Mining opinions and sentiments from natural language, however, is an extremely difficult task as it involves a deep understanding of most of the explicit and implicit, regular and irregular, syntactical and semantic rules proper of a language. Existing approaches mainly rely on parts of text in which opinions and sentiments are explicitly expressed such as polarity terms, affect words and their co-occurrence frequencies. However, opinions and sentiments are often conveyed implicitly through latent semantics, which make purely syntactical approaches ineffective.

Concept-level sentiment analysis focuses on a semantic analysis of text through the use of web ontologies or semantic networks, which allow the aggregation of conceptual and affective information associated with natural language opinions. By relying on external knowledge, such approaches step away from blind use of keywords and word co-occurrence count, but rather rely on the implicit features associated with natural language concepts.

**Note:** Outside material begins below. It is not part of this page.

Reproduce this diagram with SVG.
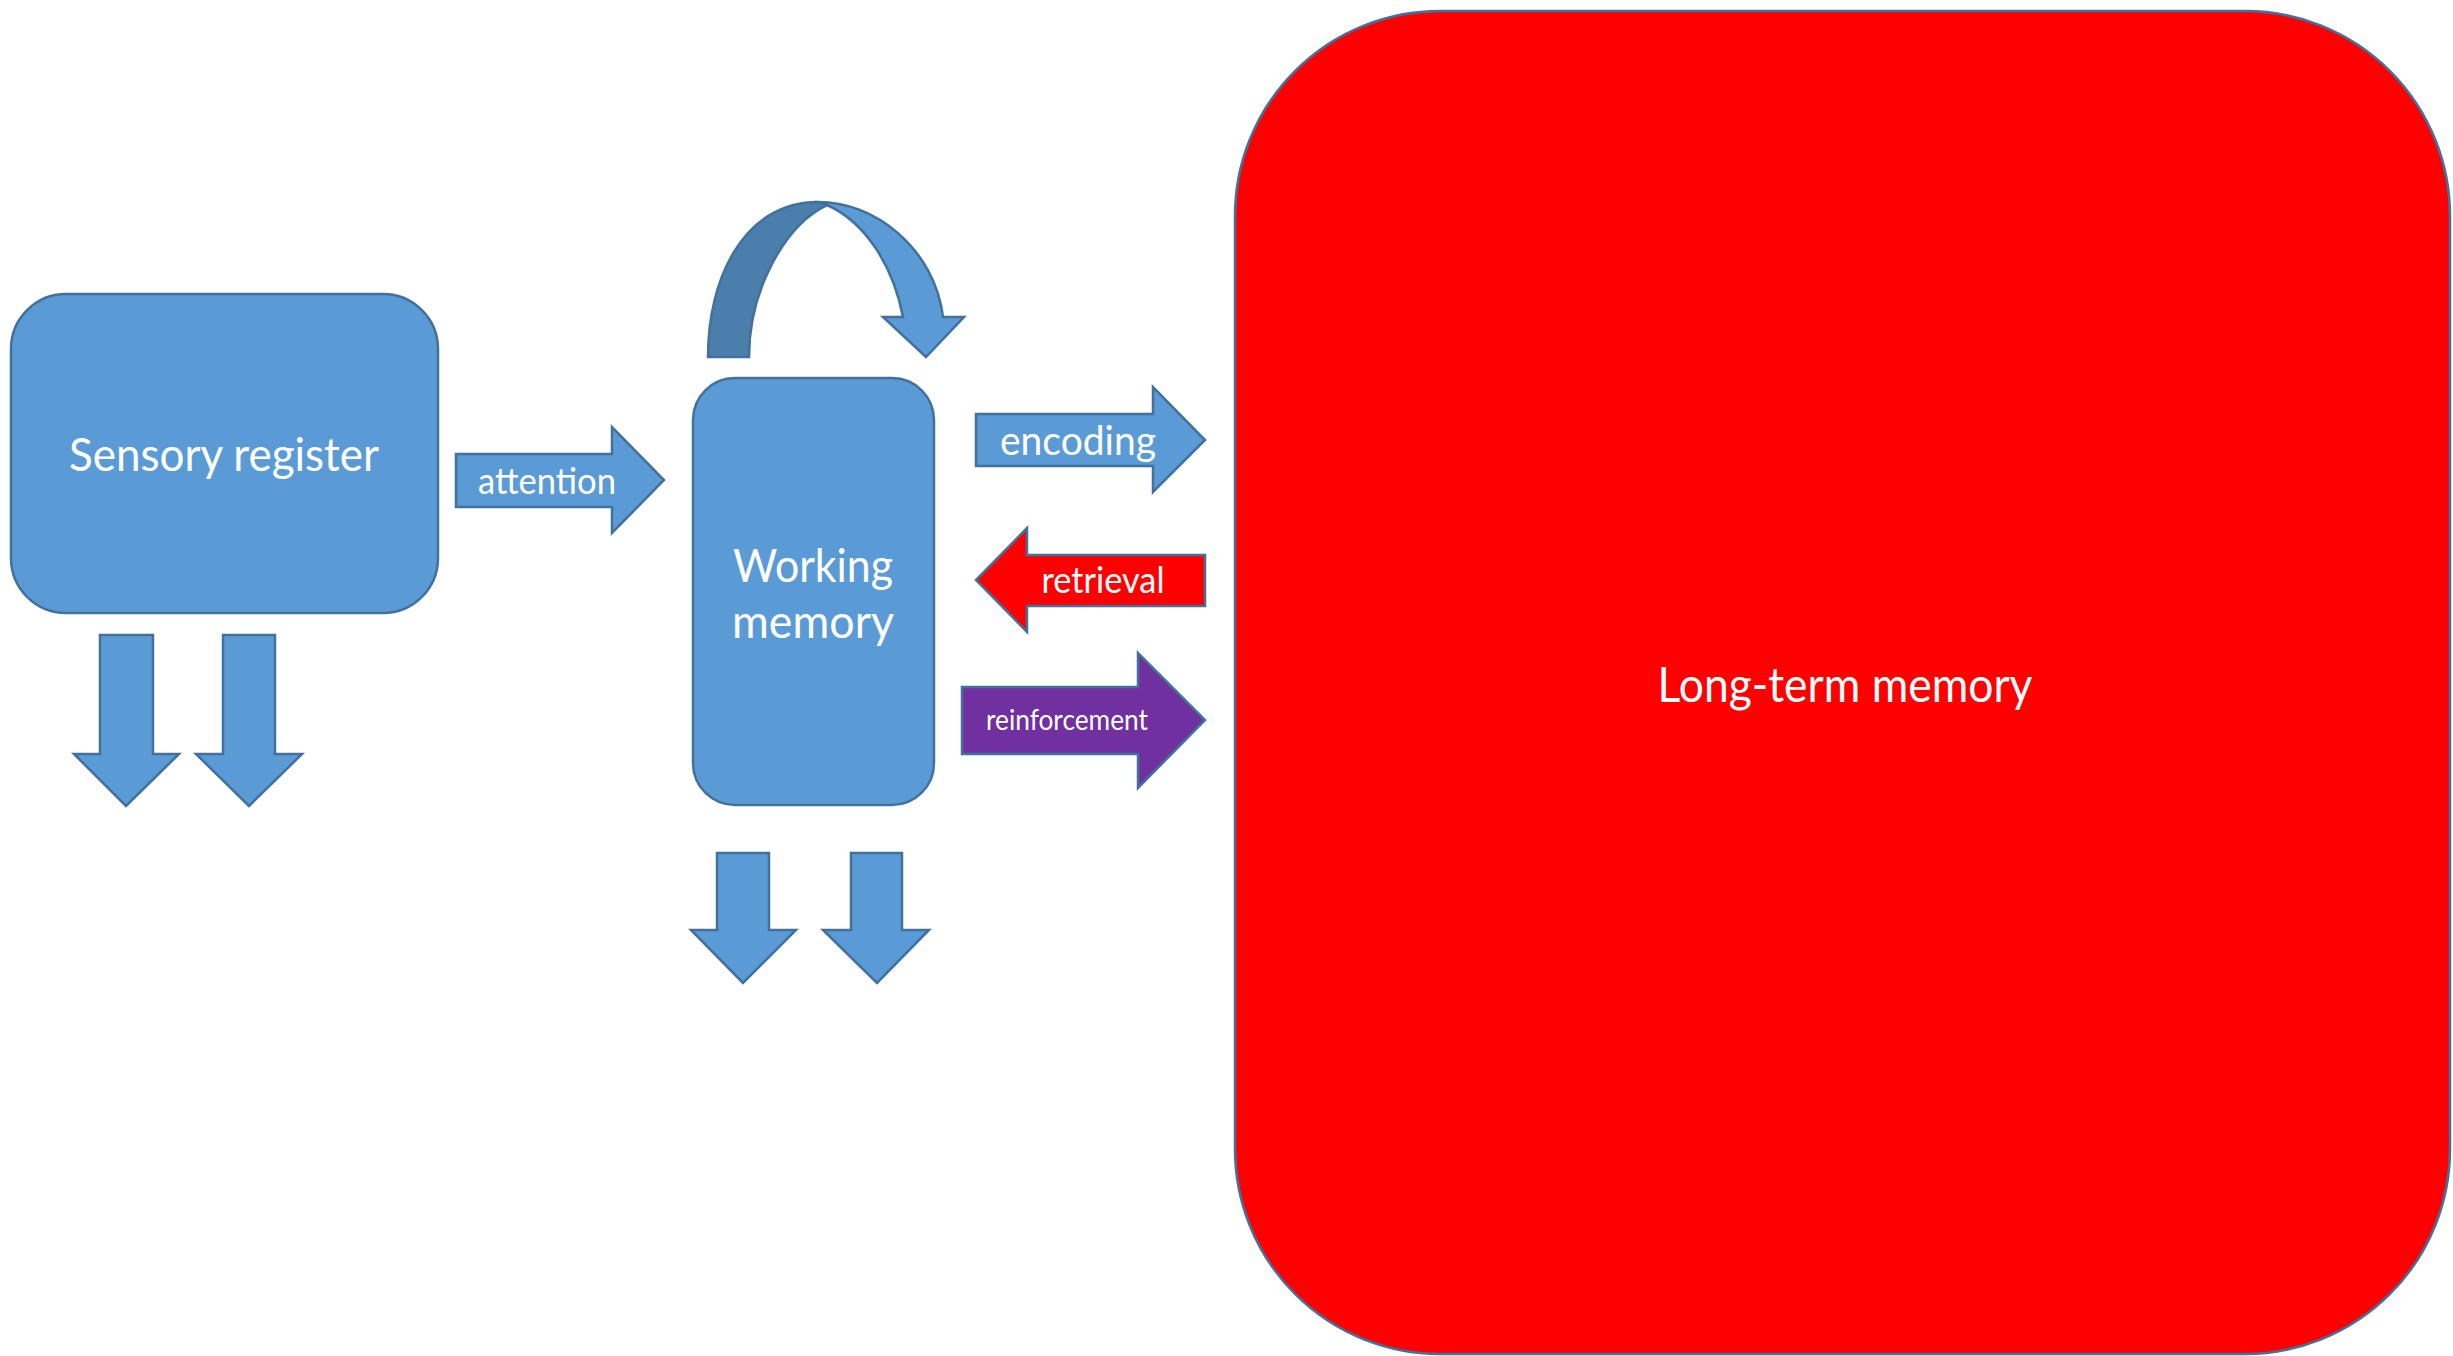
<svg xmlns="http://www.w3.org/2000/svg" width="2453" height="1356" viewBox="0 0 2453 1356">
<style>
.blue{fill:#5B9BD5;stroke:#41719C;stroke-width:2.5;stroke-linejoin:miter}
.dark{fill:#4A7EAB;stroke:#41719C;stroke-width:2.5}
.red{fill:#FF0000;stroke:#41719C;stroke-width:2.5}
.purple{fill:#7030A0;stroke:#41719C;stroke-width:2.5}
text{font-family:"Lato","Open Sans","Liberation Sans",sans-serif;fill:#FFFFFF;text-anchor:middle}
</style>
<rect width="2453" height="1356" fill="#FFFFFF"/>
<g id="long-term-memory">
<rect class="red" x="1235" y="11" width="1215" height="1343" rx="205" ry="205"/>
<text x="1845" y="702" font-size="48" textLength="375" lengthAdjust="spacingAndGlyphs">Long-term memory</text>
</g>
<g id="sensory-register">
<rect class="blue" x="11" y="294" width="427" height="319" rx="55" ry="55"/>
<text x="224" y="471" font-size="46" textLength="310" lengthAdjust="spacingAndGlyphs">Sensory register</text>
</g>
<g id="working-memory">
<rect class="blue" x="693" y="378" width="241" height="427" rx="42" ry="42"/>
<text x="813" y="582" font-size="46" textLength="160" lengthAdjust="spacingAndGlyphs">Working</text>
<text x="813" y="638" font-size="46" textLength="162" lengthAdjust="spacingAndGlyphs">memory</text>
</g>
<g id="connectors">
<g id="attention">
<path class="blue" d="M456,454 L612,454 L612,427 L664,480 L612,533 L612,507 L456,507 Z"/>
<text x="547" y="494" font-size="36" textLength="138" lengthAdjust="spacingAndGlyphs">attention</text>
</g>
<g id="encoding">
<path class="blue" d="M976,414 L1153,414 L1153,387 L1205,440 L1153,492 L1153,466 L976,466 Z"/>
<text x="1078" y="455" font-size="41" textLength="156" lengthAdjust="spacingAndGlyphs">encoding</text>
</g>
<g id="retrieval">
<path class="red" d="M1205,555 L1027,555 L1027,528 L976,580 L1027,632 L1027,606 L1205,606 Z"/>
<text x="1103" y="593" font-size="36" textLength="123" lengthAdjust="spacingAndGlyphs">retrieval</text>
</g>
<g id="reinforcement">
<path class="purple" d="M962,687 L1138,687 L1138,653 L1205,720 L1138,788 L1138,754 L962,754 Z"/>
<text x="1067" y="730" font-size="28" textLength="162" lengthAdjust="spacingAndGlyphs">reinforcement</text>
</g>
<g id="rehearsal-loop">
<path class="dark" d="M708,357 C708,280 742,205 815,202 Q822,202 827,205 C785,225 749,290 749,357 Z"/>
<path class="blue" d="M815,202 C875,200 935,250 943,317 L964,317 L926,357 L883,317 L903,317 C893,265 865,222 827,205 Q822,203 815,202 Z"/>
</g>
<g id="sensory-loss">
<path class="blue" d="M100,635 L153,635 L153,754 L179,754 L126,806 L74,754 L100,754 Z"/>
<path class="blue" d="M223,635 L275,635 L275,754 L302,754 L249,806 L196,754 L223,754 Z"/>
</g>
<g id="working-loss">
<path class="blue" d="M717,853 L769,853 L769,930 L796,930 L743,983 L691,930 L717,930 Z"/>
<path class="blue" d="M851,853 L902,853 L902,930 L929,930 L877,983 L823,930 L851,930 Z"/>
</g>
</g>
</svg>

Unlike purely syntactical techniques, concept-based approaches are able to detect also sentiments that are expressed in a subtle manner, e.g., through the analysis of concepts that do not explicitly convey any emotion, but which are implicitly linked to other concepts that do so. The bag-of-concepts model can represent semantics associated with natural language much better than bags of words. In the bag-of-words model, in fact, a concept such as 'cloud computing' would be split into two separate words, disrupting the semantics of the input sentence (in which, for example, the word 'cloud' could wrongly activate concepts related to 'weather').

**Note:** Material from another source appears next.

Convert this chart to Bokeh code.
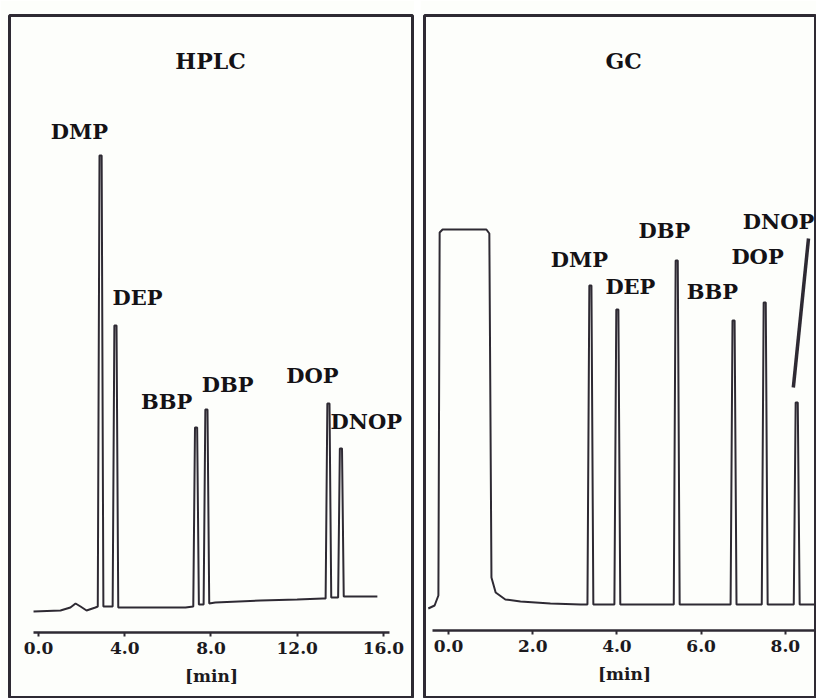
from bokeh.plotting import figure
from bokeh.layouts import row
from bokeh.models import LinearAxis, FixedTicker, PrintfTickFormatter, Range1d
from bokeh.core.properties import value
from bokeh.embed import file_html
from bokeh.resources import INLINE

# ---------------- data ----------------
# HPLC chromatogram: retention time [min] and detector response (arb. units)
hplc_time = [-0.23, 1.02, 1.48, 1.72, 1.95, 2.23, 2.64,
             2.75, 2.83, 2.93, 3.01, 3.20,
             3.44, 3.52, 3.62, 3.70, 3.90, 5.20, 6.82,
             7.18, 7.26, 7.36, 7.44, 7.55,
             7.66, 7.74, 7.84, 7.92, 8.20, 10.30, 12.00, 13.20,
             13.32, 13.40, 13.50, 13.58, 13.75,
             13.90, 13.98, 14.08, 14.16, 14.50, 15.72]
hplc_signal = [-4, -3, 0, 4, 1, -3, 0,
               1, 452, 452, 1, 1,
               1, 282, 282, 0, 0, 0, 0,
               1, 180, 180, 3, 3,
               3, 198, 198, 4, 5, 7, 8, 9,
               9, 204, 204, 10, 10,
               10, 159, 159, 11, 11, 11]

# GC chromatogram
gc_time = [-0.48, -0.33, -0.24, -0.21, -0.14, 0.90, 0.97,
           1.02, 1.12, 1.35, 1.71, 2.42, 3.14,
           3.30, 3.345, 3.395, 3.44,
           3.94, 3.985, 4.035, 4.08, 4.60,
           5.35, 5.395, 5.445, 5.49, 6.20,
           6.70, 6.745, 6.795, 6.84,
           7.44, 7.485, 7.535, 7.58,
           8.20, 8.245, 8.295, 8.34, 8.80]
gc_signal = [-1, 2, 12, 375, 378, 378, 374,
             30, 15, 8, 6, 4, 3,
             3, 322, 322, 3,
             3, 298, 298, 3, 3,
             3, 347, 347, 3, 3,
             3, 287, 287, 3,
             3, 305, 305, 3,
             3, 205, 205, 3, 3]

compounds_hplc = ["DMP", "DEP", "BBP", "DBP", "DOP", "DNOP"]
compounds_gc = ["DMP", "DEP", "DBP", "BBP", "DOP", "DNOP"]

hplc_ticks = [0, 4, 8, 12, 16]
gc_ticks = [0, 2, 4, 6, 8]

# ---------------- layout / styling (positions of annotations) ----------------
hplc_label_x = [1.90, 4.59, 5.94, 8.77, 12.71, 15.21]
hplc_label_y = [476, 310, 206, 223, 232, 186]
gc_label_x = [3.11, 4.32, 5.13, 6.27, 7.34, 7.84]
gc_label_y = [348, 321, 377, 316, 351, 386]
title_y = 547
dnop_leader_x = [8.19, 8.55]
dnop_leader_y = [220, 369]

INK = "#2e2a33"
BG = "#fdfefb"
FONT = "DejaVu Serif"
FIG_H = 698


def panel(width, x_range, mb_left, mb_right, ticks, axis_loc, bounds):
    p = figure(width=width, height=FIG_H, output_backend="svg", toolbar_location=None,
               x_range=Range1d(*x_range), y_range=Range1d(-91, 592),
               x_axis_type=None, y_axis_type=None,
               min_border_left=mb_left, min_border_right=mb_right,
               min_border_top=15, min_border_bottom=0)
    p.grid.visible = False
    p.background_fill_color = BG
    p.border_fill_color = BG
    p.outline_line_color = INK
    p.outline_line_width = 3
    ax = LinearAxis(fixed_location=axis_loc, bounds=bounds)
    ax.ticker = FixedTicker(ticks=ticks, minor_ticks=[])
    ax.formatter = PrintfTickFormatter(format="%.1f")
    ax.axis_line_color = INK
    ax.axis_line_width = 2.5
    ax.major_tick_line_color = INK
    ax.major_tick_line_width = 2
    ax.major_tick_in = 0
    ax.major_tick_out = 4
    ax.minor_tick_line_color = None
    ax.major_label_text_font = FONT
    ax.major_label_text_font_style = "bold"
    ax.major_label_text_font_size = "17px"
    ax.major_label_text_color = "#1c1a1e"
    ax.major_label_standoff = 5
    ax.axis_label = "[min]"
    ax.axis_label_text_font = FONT
    ax.axis_label_text_font_style = "bold"
    ax.axis_label_text_font_size = "17px"
    ax.axis_label_text_color = "#1c1a1e"
    ax.axis_label_standoff = 9
    p.add_layout(ax, "below")
    return p


# HPLC panel
p1 = panel(414, (-1.345, 17.35), 9, 2, hplc_ticks, -25, (-0.23, 16.3))
p1.line(hplc_time, hplc_signal, line_color=INK, line_width=2)
p1.text(x=hplc_label_x, y=hplc_label_y, text=compounds_hplc,
        text_align="center", text_baseline="middle",
        text_font=value(FONT), text_font_style="bold", text_font_size="21px",
        text_color="#141216")
p1.text(x=[7.98], y=[title_y], text=["HPLC"], text_align="center", text_baseline="middle",
        text_font=value(FONT), text_font_style="bold", text_font_size="22px",
        text_color="#141216")

# GC panel
p2 = panel(396, (-0.570, 8.74), 4, 0, gc_ticks, -23, (-0.38, 9.0))
p2.line(gc_time, gc_signal, line_color=INK, line_width=2)
p2.line(dnop_leader_x, dnop_leader_y, line_color=INK, line_width=3.5)
p2.text(x=gc_label_x, y=gc_label_y, text=compounds_gc,
        text_align="center", text_baseline="middle",
        text_font=value(FONT), text_font_style="bold", text_font_size="21px",
        text_color="#141216")
p2.text(x=[4.16], y=[title_y], text=["GC"], text_align="center", text_baseline="middle",
        text_font=value(FONT), text_font_style="bold", text_font_size="22px",
        text_color="#141216")

layout = row(p1, p2, spacing=6)
open("out.html", "w").write(file_html(layout, INLINE))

The analysis at concept-level allows for the inference of semantic and affective information associated with natural language text and, hence, enables comparative fine-grained feature-based sentiment analysis. Rather than gathering isolated opinions about a whole item (e.g., iPhone5), users are generally more interested in comparing different products according to specific features (e.g., iPhone5’s vs Galaxy S3’s touchscreen), or even sub-features (e.g., fragility of iPhone5’s vs Galaxy S3’s touchscreen). In this context, the construction of comprehensive common and common-sense knowledge bases is key for feature-spotting and polarity detection, respectively. Common-sense, in particular, is necessary to properly deconstruct natural language text into sentiments –for example, to appraise the concept 'small room' as negative for a hotel review and 'small queue' as positive in a patient opinion, or the concept 'go read the book' as positive for a book review but negative for a movie review.